Darbe çağrısında bulunan CHP’li Özgür Özel, “Saray rejiminin sonu geliyor. Hangi ülkeye hizmet ettiğini bilen çok değerli bürokratlar hiç korkmasınlar. Türkiye Cumhuriyeti Devleti gelir, saat gibi işlemeye başlar” şeklinde tehditler savurdu.

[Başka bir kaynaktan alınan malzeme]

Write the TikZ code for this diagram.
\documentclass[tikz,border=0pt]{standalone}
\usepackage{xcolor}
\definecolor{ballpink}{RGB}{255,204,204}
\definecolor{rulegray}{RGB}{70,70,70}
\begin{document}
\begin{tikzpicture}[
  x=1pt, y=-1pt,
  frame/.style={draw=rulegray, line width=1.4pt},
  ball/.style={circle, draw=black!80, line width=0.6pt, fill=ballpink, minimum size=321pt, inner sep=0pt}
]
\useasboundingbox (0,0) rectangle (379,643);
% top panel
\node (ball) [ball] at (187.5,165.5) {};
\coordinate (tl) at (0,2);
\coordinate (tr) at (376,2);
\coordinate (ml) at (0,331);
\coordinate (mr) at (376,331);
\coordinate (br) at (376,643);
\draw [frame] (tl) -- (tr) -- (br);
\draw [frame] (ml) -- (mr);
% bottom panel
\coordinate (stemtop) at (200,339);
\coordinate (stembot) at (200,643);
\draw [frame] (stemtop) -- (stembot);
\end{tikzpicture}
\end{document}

CHP’li eski asker Dursun Çiçek bir televizyon kanalında, başsavcıların kendisine ‘Onları iktidardan indirin bakın biz onları nasıl yargılıyoruz göreceksiniz. Başsavcılar var bunu diyen” diye konuştu.
CHP tabanını zehirliyor
Konuyla ilgili Akit’e konuşan gazeteci Şükrü Sak ise, şunları dile getirdi: “Sebepsiz, aşırı bir azgınlaşma söz konusu; tehditler, küfürler, asmalar, kesmeler, yargılamalar, yaşam hakkı tanımamalar havada uçuşuyor. Oyuncusundan siyasetçisine, gazetecisinden trollerine kadar, çok değişik bir havaya girdiler. Nedir bu? Özgüven patlaması mı desek, 20 yıllık ‘demokratik ezikliğin’ dışavurumu mu bilemiyorum. Üstelik bu tehditleri yapanların 20 yıldır, ‘yaşam tarzımıza müdahale edecekler, bizi zorla secde ettirecekler’ diye ağlaşan bir zihniyetten gelmesi oldukça düşündürücü. Ne oldu bunlara, ne kullanmaya başladılar da, birden böyle asmacı, yargılamacı kesildiler? Aslında ‘muhalefetin’ uzunca zamandır, kendi tabanlarını nasıl zehirlediklerini izliyor, görüyorduk. Bu tehditler, onun sonucu. Tavandan tabana nasıl bir ‘kin ve nefret’ biriktirdiklerini gösteriyor.”